Report the count of lines that carry the string "this", and add nothing.

* Start Given entries *

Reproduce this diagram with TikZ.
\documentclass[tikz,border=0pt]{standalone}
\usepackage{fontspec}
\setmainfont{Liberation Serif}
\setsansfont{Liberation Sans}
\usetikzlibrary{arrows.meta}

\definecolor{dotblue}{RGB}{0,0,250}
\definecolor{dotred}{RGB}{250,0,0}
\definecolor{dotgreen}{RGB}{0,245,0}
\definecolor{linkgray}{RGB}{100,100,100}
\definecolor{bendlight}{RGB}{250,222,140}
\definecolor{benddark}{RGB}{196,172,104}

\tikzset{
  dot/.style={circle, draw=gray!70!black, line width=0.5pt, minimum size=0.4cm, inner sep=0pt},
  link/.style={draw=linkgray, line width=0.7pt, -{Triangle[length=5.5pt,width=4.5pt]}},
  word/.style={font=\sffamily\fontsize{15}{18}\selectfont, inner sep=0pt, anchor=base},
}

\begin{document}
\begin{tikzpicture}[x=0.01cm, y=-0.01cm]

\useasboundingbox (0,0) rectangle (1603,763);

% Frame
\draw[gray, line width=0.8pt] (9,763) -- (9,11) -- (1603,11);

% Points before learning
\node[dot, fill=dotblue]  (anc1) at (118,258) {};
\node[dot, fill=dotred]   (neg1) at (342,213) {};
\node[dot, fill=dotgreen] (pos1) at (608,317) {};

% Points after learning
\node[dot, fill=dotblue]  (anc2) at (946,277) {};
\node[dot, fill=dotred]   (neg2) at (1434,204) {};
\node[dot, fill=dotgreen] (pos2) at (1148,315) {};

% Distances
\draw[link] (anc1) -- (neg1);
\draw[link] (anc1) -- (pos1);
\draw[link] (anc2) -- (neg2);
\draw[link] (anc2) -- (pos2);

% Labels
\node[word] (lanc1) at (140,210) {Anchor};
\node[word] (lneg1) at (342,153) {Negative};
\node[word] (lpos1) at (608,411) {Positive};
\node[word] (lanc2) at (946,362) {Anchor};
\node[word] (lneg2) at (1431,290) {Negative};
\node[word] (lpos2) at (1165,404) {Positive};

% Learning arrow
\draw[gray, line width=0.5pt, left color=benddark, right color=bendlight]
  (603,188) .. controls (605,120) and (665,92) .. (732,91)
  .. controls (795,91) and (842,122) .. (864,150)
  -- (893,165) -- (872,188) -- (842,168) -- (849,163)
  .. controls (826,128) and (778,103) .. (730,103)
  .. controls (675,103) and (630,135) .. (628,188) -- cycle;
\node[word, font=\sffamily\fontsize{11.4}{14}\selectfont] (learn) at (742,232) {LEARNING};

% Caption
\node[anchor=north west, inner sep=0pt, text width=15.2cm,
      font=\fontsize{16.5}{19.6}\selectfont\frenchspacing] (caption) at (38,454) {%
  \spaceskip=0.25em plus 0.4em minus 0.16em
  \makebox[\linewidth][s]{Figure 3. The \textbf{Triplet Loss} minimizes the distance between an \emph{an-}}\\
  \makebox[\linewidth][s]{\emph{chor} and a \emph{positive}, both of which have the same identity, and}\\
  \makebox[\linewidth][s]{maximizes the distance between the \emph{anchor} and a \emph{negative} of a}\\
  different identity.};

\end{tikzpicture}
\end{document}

* End Given entries *
* Start Given entries *

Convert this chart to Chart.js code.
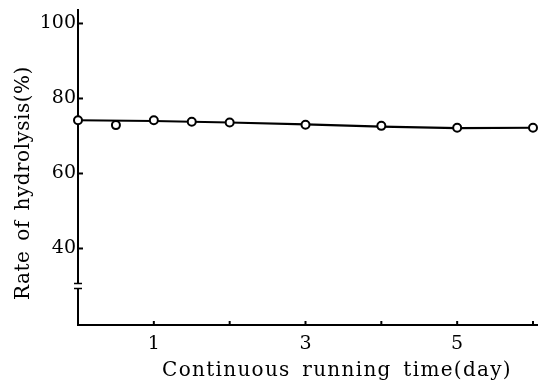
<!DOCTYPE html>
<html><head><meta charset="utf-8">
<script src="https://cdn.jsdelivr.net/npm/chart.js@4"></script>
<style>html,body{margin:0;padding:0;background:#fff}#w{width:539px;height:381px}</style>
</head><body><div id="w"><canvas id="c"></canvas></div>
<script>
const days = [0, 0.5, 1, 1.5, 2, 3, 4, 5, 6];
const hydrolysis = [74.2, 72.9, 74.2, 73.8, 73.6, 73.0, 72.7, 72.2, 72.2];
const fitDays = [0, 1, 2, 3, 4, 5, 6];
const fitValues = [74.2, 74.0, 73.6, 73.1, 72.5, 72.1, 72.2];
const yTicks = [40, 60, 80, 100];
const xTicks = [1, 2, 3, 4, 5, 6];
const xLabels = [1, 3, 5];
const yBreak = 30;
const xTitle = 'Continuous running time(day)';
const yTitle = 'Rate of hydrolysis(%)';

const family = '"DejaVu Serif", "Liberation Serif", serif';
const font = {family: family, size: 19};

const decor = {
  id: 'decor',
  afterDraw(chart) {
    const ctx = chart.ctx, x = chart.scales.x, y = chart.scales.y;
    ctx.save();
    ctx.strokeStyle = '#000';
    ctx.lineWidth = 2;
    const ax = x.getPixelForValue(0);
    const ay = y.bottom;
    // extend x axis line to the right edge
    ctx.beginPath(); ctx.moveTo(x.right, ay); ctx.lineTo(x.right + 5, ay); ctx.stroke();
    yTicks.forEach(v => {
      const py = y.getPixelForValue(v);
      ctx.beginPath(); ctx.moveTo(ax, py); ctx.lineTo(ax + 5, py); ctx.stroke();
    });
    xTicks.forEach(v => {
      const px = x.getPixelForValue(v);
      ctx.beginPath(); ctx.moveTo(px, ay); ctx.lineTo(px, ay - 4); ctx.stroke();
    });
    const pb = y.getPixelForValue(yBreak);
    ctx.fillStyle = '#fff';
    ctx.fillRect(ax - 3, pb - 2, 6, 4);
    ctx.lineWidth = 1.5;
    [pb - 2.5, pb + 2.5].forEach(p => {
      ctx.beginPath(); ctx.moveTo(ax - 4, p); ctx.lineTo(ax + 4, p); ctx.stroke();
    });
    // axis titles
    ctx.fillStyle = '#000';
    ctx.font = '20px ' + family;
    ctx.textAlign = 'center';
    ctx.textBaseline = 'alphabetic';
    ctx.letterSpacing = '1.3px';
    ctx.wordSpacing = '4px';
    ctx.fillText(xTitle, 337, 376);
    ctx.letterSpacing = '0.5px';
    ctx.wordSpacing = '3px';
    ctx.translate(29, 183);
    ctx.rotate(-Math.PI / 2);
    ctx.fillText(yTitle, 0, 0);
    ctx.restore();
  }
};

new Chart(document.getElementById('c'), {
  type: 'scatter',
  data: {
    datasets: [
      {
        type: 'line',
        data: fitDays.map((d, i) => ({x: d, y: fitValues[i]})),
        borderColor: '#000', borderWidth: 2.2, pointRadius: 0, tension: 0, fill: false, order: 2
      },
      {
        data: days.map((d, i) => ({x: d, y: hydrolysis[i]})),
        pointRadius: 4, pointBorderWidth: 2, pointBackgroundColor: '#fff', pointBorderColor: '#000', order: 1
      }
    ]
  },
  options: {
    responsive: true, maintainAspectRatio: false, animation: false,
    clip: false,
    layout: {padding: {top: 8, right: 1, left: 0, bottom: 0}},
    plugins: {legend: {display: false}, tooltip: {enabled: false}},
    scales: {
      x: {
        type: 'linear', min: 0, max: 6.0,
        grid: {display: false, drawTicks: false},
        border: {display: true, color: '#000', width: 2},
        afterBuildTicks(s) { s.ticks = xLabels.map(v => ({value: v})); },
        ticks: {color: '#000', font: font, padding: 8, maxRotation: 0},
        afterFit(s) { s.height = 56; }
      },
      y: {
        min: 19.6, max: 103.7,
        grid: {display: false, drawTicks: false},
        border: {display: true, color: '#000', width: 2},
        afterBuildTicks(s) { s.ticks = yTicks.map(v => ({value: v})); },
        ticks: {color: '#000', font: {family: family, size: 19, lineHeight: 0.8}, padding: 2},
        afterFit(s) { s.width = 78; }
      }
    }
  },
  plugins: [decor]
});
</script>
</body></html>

* End Given entries *
* Start Given entries *

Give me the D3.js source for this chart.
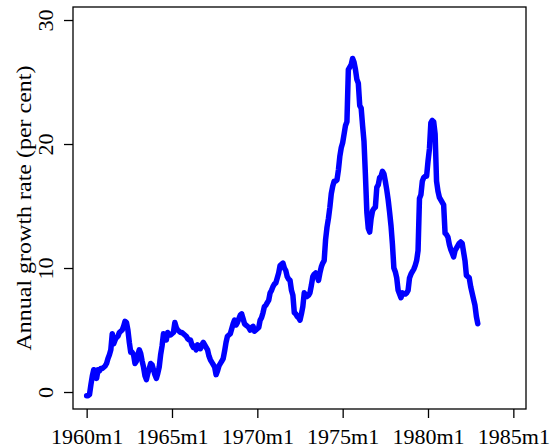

* End Given entries *

## Result below
3